Personal information
- Born: November 30, 1997 (age 28) College Park, Georgia, U.S.
- Listed height: 5 ft 10 in (1.78 m)
- Listed weight: 215 lb (98 kg)

Career information
- High school: Woodward Academy (College Park)
- College: Georgia (2016–2018)
- NFL draft: 2019: undrafted

Career history
- Carolina Panthers (2019)*; Philadelphia Eagles (2019–2020); Cincinnati Bengals (2021–2022);
- * Offseason or practice squad member only
- Stats at Pro Football Reference
- Professional wrestling career
- Ring name: Elijah Holyfield
- Billed height: 5 ft 10 in (178 cm)
- Billed weight: 230 lb (104 kg)
- Trained by: WWE Performance Center The Undertaker
- Debut: 2024

= Elijah Holyfield =

American football player (born 1997)

Elijah Esaias Holyfield (born November 30, 1997) is an American professional wrestler and former professional football running back. He is signed to WWE.

Holyfield played college football for the Georgia Bulldogs and spent four seasons in the NFL.

==Early life==
Holyfield attended high school at Riverside Military Academy in Gainesville, GA and Woodward Academy in College Park, Georgia. As a junior, he rushed for 1,735 yards and 25 touchdowns and as a senior he rushed for 1,069 yards and 21 touchdowns. He was ranked as a 4-star recruit coming out of high school. He committed to the University of Georgia to play college football.

==College career==
Holyfield played in five games as a true freshman at Georgia in 2016, rushing six times for 29 yards. As a sophomore in 2017, he rushed for 293 yards on 50 carries and two touchdowns. Splitting time with D'Andre Swift in 2018, Holyfield rushed for 1,018 yards on 159 carries with seven touchdowns. After the season, Holyfield decided to forgo his senior year to pursue a career in the NFL.
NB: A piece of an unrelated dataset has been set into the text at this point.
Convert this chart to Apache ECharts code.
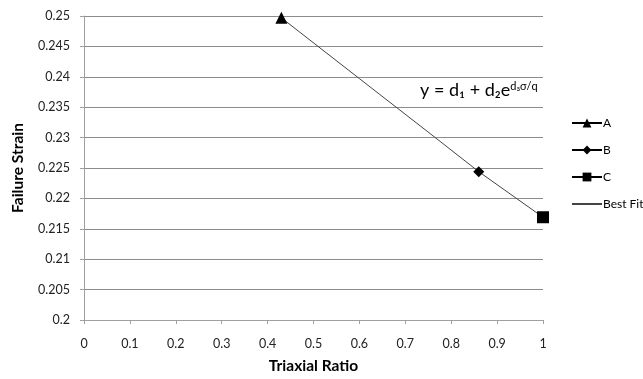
<!DOCTYPE html>
<html><head><meta charset="utf-8">
<script src="https://cdn.jsdelivr.net/npm/echarts@6/dist/echarts.min.js"></script>
<style>html,body{margin:0;padding:0;background:#fff}#c{width:643px;height:379px}</style>
</head><body><div id="c"></div>
<script>
const seriesA = [[0.43, 0.2497]];
const seriesB = [[0.86, 0.2244]];
const seriesC = [[1.0, 0.2169]];
const bestFitX = [0.43, 0.6, 0.75, 0.86, 1.0];
const bestFitY = [0.2497, 0.2397, 0.2309, 0.2244, 0.2169];
const xTicks = [0, 0.1, 0.2, 0.3, 0.4, 0.5, 0.6, 0.7, 0.8, 0.9, 1];
const yTicks = [0.2, 0.205, 0.21, 0.215, 0.22, 0.225, 0.23, 0.235, 0.24, 0.245, 0.25];

const FONT = 'Lato, "Open Sans", sans-serif';
const chart = echarts.init(document.getElementById('c'));
const mk = (name, sym, size, data) => ({
  name, type: 'line', data, symbol: sym, symbolSize: size,
  lineStyle: { color: '#000', width: 2 }, itemStyle: { color: '#000' },
  z: 5, animation: false
});
chart.setOption({
  animation: false,
  textStyle: { fontFamily: FONT },
  grid: { left: 84, right: 100, top: 16, bottom: 54 },
  xAxis: {
    type: 'value', min: 0, max: 1, interval: 0.1,
    name: 'Triaxial Ratio', nameLocation: 'middle', nameGap: 38,
    nameTextStyle: { fontFamily: FONT, fontWeight: 'bold', fontSize: 15.5, color: '#000' },
    axisLine: { lineStyle: { color: '#a0a0a0' } },
    axisTick: { show: true, length: 4, lineStyle: { color: '#a0a0a0' } },
    axisLabel: { color: '#222', fontSize: 12.5, margin: 17,
      formatter: v => String(+v.toFixed(2)) },
    splitLine: { show: false }
  },
  yAxis: {
    type: 'value', min: 0.2, max: 0.25, interval: 0.005,
    name: 'Failure Strain', nameLocation: 'middle', nameGap: 58,
    nameTextStyle: { fontFamily: FONT, fontWeight: 'bold', fontSize: 15.5, color: '#000' },
    axisLine: { show: true, lineStyle: { color: '#a0a0a0' } },
    axisTick: { show: true, length: 4, lineStyle: { color: '#a0a0a0' } },
    axisLabel: { color: '#222', fontSize: 12.5, margin: 14,
      formatter: v => String(+v.toFixed(3)) },
    splitLine: { show: true, lineStyle: { color: '#8c8c8c', width: 1 } }
  },
  legend: {
    orient: 'vertical', left: 566, top: 112, itemGap: 15,
    itemWidth: 30, itemHeight: 11,
    textStyle: { fontFamily: FONT, fontSize: 12, color: '#000', padding: [0, 0, 0, -4] },
    data: [
      { name: 'A' }, { name: 'B' }, { name: 'C' },
      { name: 'Best Fit', itemStyle: { opacity: 0 } }
    ]
  },
  series: [
    { name: 'Best Fit', type: 'line', symbol: 'none',
      data: bestFitX.map((x, i) => [x, bestFitY[i]]),
      lineStyle: { color: '#444', width: 1 }, itemStyle: { color: '#000' }, z: 3 },
    mk('A', 'triangle', 12, seriesA),
    mk('B', 'diamond', 11, seriesB),
    mk('C', 'rect', 12, seriesC)
  ],
  graphic: [{
    type: 'text', left: 420, top: 81,
    style: {
      text: '{m|y = d₁ + d₂e}{s|d₃σ/q}',
      rich: {
        m: { fontFamily: FONT, fontSize: 18, fill: '#000', verticalAlign: 'bottom' },
        s: { fontFamily: FONT, fontSize: 11, fill: '#000', verticalAlign: 'top' }
      }
    }
  }]
});
</script></body></html>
==Professional football career==

Pre-draft measurables
| Height | Weight | Arm length | Hand span | Wingspan | 40-yard dash | 10-yard split | 20-yard split | Vertical jump | Broad jump | Bench press |
| 5 ft 10+3⁄8 in (1.79 m) | 217 lb (98 kg) | 30+3⁄8 in (0.77 m) | 9 in (0.23 m) | 6 ft 0+1⁄2 in (1.84 m) | 4.78 s | 1.64 s | 2.79 s | 29.5 in (0.75 m) | 9 ft 10 in (3.00 m) | 26 reps |
All values from NFL Combine

===Carolina Panthers===
Following the conclusion of the 2019 NFL draft, Holyfield signed with the Carolina Panthers as an undrafted free agent on April 29, 2019. He was waived on September 1, 2019, and was re-signed to the practice squad.

===Philadelphia Eagles===
After his contract expired with the Panthers, Holyfield was signed to the Philadelphia Eagles active roster on December 31, 2019, ahead of their wild card game against the Seahawks. He was waived on September 3, 2020, and re-signed to the team's practice squad three days later. He was elevated to the active roster on November 21 for the team's week 11 game against the Cleveland Browns, and reverted to the practice squad after the game. He signed a reserve/future contract with the Eagles on January 4, 2021.
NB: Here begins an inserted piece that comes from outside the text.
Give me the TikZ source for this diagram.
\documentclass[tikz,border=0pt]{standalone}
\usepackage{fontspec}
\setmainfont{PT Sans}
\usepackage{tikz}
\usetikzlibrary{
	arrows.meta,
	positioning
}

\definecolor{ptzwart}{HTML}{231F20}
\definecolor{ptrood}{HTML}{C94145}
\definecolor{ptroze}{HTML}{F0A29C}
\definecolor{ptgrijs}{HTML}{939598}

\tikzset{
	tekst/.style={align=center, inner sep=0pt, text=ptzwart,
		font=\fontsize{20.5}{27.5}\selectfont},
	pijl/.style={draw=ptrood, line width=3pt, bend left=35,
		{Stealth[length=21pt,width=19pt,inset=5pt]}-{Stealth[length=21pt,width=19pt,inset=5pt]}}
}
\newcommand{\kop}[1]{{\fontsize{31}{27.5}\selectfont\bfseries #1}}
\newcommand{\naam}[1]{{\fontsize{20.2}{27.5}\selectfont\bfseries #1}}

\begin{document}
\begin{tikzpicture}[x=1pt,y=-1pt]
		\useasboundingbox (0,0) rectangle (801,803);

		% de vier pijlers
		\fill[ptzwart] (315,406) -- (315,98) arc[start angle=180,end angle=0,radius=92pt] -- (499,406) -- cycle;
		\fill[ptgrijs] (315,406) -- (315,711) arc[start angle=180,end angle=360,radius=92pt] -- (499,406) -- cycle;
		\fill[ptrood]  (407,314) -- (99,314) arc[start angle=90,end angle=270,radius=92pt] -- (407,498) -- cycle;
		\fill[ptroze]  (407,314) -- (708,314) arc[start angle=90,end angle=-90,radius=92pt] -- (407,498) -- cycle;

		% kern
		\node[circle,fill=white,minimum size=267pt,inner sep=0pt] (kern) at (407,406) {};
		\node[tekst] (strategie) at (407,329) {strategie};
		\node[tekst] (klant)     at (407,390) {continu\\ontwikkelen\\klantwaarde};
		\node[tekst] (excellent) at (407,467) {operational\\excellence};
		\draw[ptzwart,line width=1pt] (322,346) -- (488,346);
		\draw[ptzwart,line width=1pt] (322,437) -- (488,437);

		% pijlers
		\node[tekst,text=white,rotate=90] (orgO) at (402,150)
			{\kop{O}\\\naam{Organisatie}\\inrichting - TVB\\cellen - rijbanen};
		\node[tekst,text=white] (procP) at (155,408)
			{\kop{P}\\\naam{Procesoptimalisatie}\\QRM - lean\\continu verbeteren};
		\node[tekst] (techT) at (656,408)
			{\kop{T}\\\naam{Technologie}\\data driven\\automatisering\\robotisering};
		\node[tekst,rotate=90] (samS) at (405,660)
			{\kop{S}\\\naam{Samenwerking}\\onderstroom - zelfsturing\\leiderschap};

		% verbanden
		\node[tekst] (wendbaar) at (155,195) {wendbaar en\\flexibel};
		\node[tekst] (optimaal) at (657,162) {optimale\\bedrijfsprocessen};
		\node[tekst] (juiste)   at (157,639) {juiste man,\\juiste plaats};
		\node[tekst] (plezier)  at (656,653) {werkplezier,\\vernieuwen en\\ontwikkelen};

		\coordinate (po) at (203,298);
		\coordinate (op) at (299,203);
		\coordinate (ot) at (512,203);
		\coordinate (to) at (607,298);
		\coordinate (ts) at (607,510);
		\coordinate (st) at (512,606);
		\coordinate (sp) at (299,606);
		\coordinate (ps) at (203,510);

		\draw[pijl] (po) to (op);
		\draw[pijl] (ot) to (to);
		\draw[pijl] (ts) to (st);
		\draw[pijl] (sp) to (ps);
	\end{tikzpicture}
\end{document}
On August 29, 2021, Holyfield was waived by the Eagles.

===Cincinnati Bengals===
On October 12, 2021, Holyfield was signed to the Cincinnati Bengals practice squad.

On February 15, 2022, Holyfield signed a reserve/future contract.
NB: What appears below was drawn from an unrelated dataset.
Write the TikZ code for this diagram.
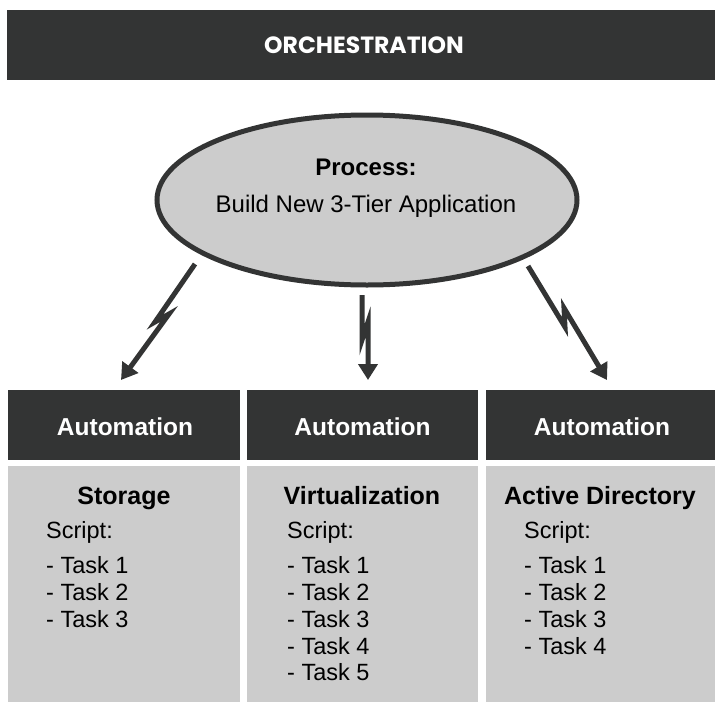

On July 28, 2022, he was placed on injured reserve after suffering a significant knee injury during team practice the day before.

== Professional wrestling career ==
In November 2024, he signed with WWE's developmental promotion, NXT to begin training as a professional wrestler. In February 2025, Holyfield participated in the first season of LFG (Legends & Future Greats), a reality television series involving "rising talents" competing for a NXT contract and was mentored by The Undertaker. Holyfield would win a contract and was subsequently signed to the promotion's secondary developmental brand, Evolve.

==Personal life==
He is the son of former heavyweight world champion boxer Evander Holyfield.

He is in a relationship with a fellow WWE LFG participant and wrestler Zena Sterling.